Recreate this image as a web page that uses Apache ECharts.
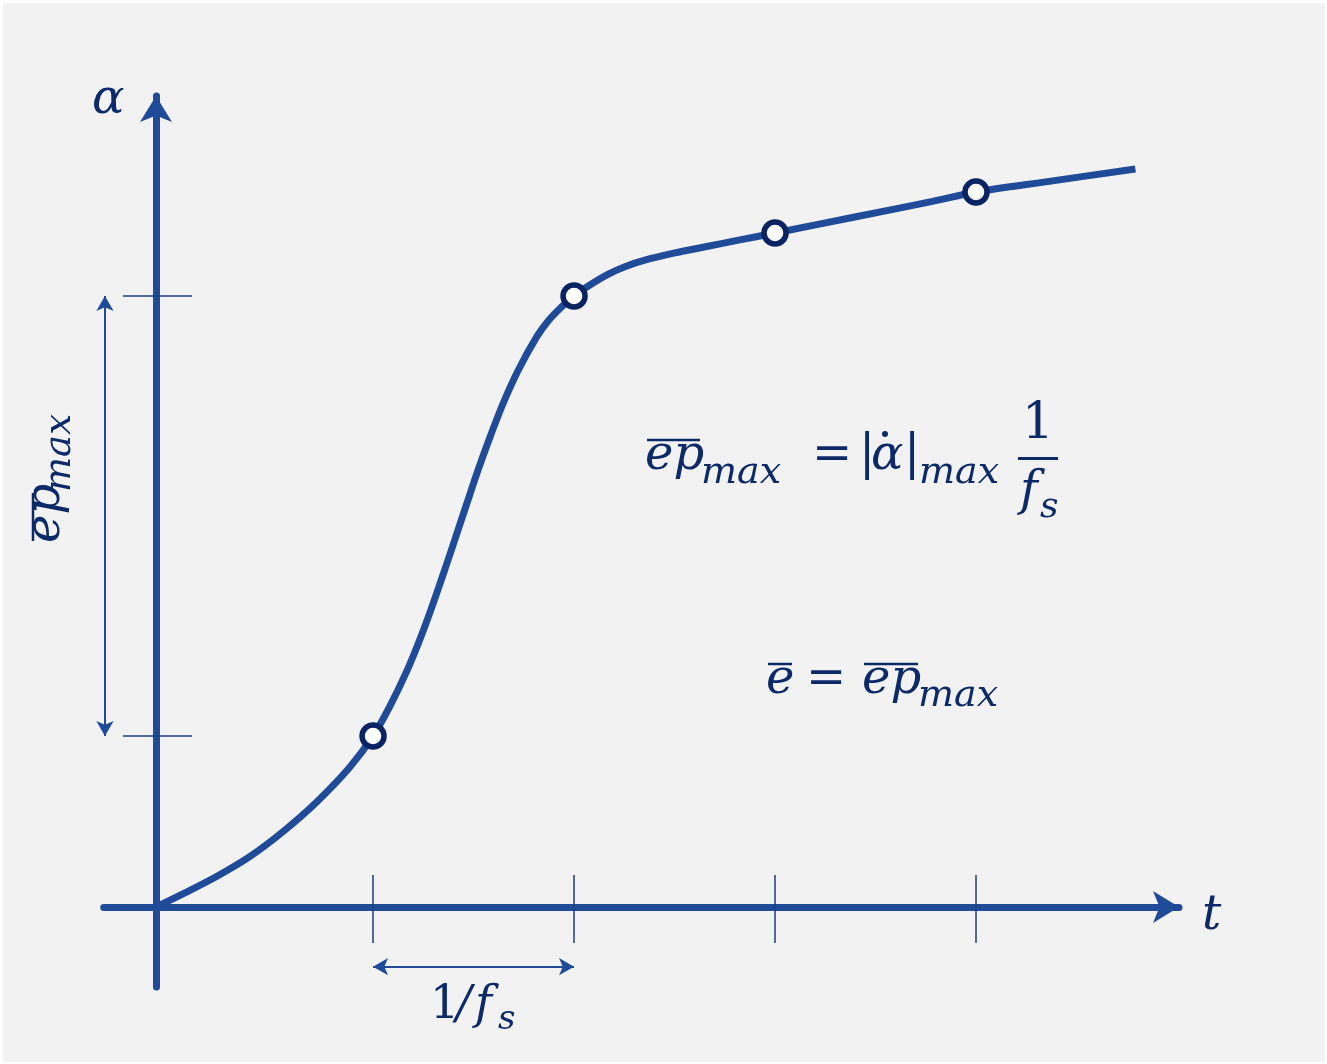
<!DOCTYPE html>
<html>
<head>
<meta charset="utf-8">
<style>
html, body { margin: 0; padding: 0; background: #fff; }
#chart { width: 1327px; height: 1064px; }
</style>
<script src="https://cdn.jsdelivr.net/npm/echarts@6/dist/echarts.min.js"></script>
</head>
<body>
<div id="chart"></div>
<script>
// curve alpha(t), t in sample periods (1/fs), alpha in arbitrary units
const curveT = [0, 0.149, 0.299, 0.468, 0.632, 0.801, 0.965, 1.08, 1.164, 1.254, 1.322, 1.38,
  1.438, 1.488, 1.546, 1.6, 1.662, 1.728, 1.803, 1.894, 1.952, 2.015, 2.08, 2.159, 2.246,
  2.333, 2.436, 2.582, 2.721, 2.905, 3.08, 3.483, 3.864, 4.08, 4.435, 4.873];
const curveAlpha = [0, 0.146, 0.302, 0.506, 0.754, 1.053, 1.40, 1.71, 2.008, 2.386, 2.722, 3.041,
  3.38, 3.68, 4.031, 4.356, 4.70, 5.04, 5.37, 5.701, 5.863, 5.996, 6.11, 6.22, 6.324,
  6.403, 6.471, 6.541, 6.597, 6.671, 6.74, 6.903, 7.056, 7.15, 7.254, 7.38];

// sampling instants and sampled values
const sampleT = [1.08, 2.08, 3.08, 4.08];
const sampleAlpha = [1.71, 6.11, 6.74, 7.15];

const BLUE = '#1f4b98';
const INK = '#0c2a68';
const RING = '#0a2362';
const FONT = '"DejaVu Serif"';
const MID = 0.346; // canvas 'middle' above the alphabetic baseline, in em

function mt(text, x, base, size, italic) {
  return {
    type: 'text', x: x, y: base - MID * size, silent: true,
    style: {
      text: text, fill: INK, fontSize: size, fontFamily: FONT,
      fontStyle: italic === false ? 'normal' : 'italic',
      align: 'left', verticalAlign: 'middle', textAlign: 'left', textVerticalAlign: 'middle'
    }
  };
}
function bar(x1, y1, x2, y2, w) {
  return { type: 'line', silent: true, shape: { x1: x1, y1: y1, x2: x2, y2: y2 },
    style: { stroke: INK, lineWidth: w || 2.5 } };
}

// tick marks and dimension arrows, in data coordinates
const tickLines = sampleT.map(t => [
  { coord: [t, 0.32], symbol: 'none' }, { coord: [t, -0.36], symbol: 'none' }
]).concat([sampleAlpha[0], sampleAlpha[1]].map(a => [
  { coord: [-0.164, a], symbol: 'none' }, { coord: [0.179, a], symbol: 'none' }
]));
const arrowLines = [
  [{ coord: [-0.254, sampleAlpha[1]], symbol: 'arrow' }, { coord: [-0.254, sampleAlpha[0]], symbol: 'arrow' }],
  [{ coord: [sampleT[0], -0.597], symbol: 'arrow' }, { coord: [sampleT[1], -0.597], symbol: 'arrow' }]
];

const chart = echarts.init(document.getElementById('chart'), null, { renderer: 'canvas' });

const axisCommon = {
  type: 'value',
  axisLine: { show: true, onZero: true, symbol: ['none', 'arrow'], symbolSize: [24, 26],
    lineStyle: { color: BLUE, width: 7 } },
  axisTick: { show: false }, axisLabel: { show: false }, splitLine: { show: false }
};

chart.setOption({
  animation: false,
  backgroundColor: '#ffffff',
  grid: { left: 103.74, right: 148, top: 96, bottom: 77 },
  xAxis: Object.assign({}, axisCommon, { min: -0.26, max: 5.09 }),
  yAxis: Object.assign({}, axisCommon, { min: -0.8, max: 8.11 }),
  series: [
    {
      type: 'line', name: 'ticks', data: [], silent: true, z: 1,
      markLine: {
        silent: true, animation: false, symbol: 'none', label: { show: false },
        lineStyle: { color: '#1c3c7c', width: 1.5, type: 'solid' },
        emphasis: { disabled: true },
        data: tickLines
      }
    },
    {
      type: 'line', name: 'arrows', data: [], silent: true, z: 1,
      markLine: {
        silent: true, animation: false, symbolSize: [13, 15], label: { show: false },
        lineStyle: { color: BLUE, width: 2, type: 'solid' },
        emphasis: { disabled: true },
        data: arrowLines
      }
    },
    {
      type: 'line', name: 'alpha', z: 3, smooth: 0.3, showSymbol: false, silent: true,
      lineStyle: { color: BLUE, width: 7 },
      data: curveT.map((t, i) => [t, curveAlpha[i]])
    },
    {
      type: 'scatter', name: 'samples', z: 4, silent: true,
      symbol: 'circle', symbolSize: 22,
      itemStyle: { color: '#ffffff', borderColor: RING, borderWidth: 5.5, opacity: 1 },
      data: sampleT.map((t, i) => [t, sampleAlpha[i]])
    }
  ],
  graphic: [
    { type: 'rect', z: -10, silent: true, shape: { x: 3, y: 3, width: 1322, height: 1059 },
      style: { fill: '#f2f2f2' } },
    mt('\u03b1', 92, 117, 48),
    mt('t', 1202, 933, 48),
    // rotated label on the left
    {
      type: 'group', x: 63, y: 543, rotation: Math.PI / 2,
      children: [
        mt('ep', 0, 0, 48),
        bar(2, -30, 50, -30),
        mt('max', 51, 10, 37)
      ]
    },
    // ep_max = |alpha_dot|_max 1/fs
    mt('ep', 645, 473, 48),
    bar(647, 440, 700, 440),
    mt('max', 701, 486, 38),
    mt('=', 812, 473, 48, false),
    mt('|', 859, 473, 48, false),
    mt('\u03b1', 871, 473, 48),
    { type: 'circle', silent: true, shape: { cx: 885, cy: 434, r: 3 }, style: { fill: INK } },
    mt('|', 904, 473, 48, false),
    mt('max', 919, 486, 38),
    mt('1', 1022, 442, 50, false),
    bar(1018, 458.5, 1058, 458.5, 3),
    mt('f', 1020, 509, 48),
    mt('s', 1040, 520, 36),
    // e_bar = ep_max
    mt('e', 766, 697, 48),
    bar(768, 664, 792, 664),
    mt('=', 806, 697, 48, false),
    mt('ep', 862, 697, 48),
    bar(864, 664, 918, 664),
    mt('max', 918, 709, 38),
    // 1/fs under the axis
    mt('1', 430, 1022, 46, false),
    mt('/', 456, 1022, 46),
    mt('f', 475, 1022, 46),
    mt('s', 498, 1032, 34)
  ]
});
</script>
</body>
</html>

***

| Short task |
Set the lines above down again, word for word, from the first through the one containing "const MID = 0.346;"; pictures excluded.

| Exercise output |
Recreate this image as a web page that uses Apache ECharts.
<!DOCTYPE html>
<html>
<head>
<meta charset="utf-8">
<style>
html, body { margin: 0; padding: 0; background: #fff; }
#chart { width: 1327px; height: 1064px; }
</style>
<script src="https://cdn.jsdelivr.net/npm/echarts@6/dist/echarts.min.js"></script>
</head>
<body>
<div id="chart"></div>
<script>
// curve alpha(t), t in sample periods (1/fs), alpha in arbitrary units
const curveT = [0, 0.149, 0.299, 0.468, 0.632, 0.801, 0.965, 1.08, 1.164, 1.254, 1.322, 1.38,
  1.438, 1.488, 1.546, 1.6, 1.662, 1.728, 1.803, 1.894, 1.952, 2.015, 2.08, 2.159, 2.246,
  2.333, 2.436, 2.582, 2.721, 2.905, 3.08, 3.483, 3.864, 4.08, 4.435, 4.873];
const curveAlpha = [0, 0.146, 0.302, 0.506, 0.754, 1.053, 1.40, 1.71, 2.008, 2.386, 2.722, 3.041,
  3.38, 3.68, 4.031, 4.356, 4.70, 5.04, 5.37, 5.701, 5.863, 5.996, 6.11, 6.22, 6.324,
  6.403, 6.471, 6.541, 6.597, 6.671, 6.74, 6.903, 7.056, 7.15, 7.254, 7.38];

// sampling instants and sampled values
const sampleT = [1.08, 2.08, 3.08, 4.08];
const sampleAlpha = [1.71, 6.11, 6.74, 7.15];

const BLUE = '#1f4b98';
const INK = '#0c2a68';
const RING = '#0a2362';
const FONT = '"DejaVu Serif"';
const MID = 0.346; // canvas 'middle' above the alphabetic baseline, in em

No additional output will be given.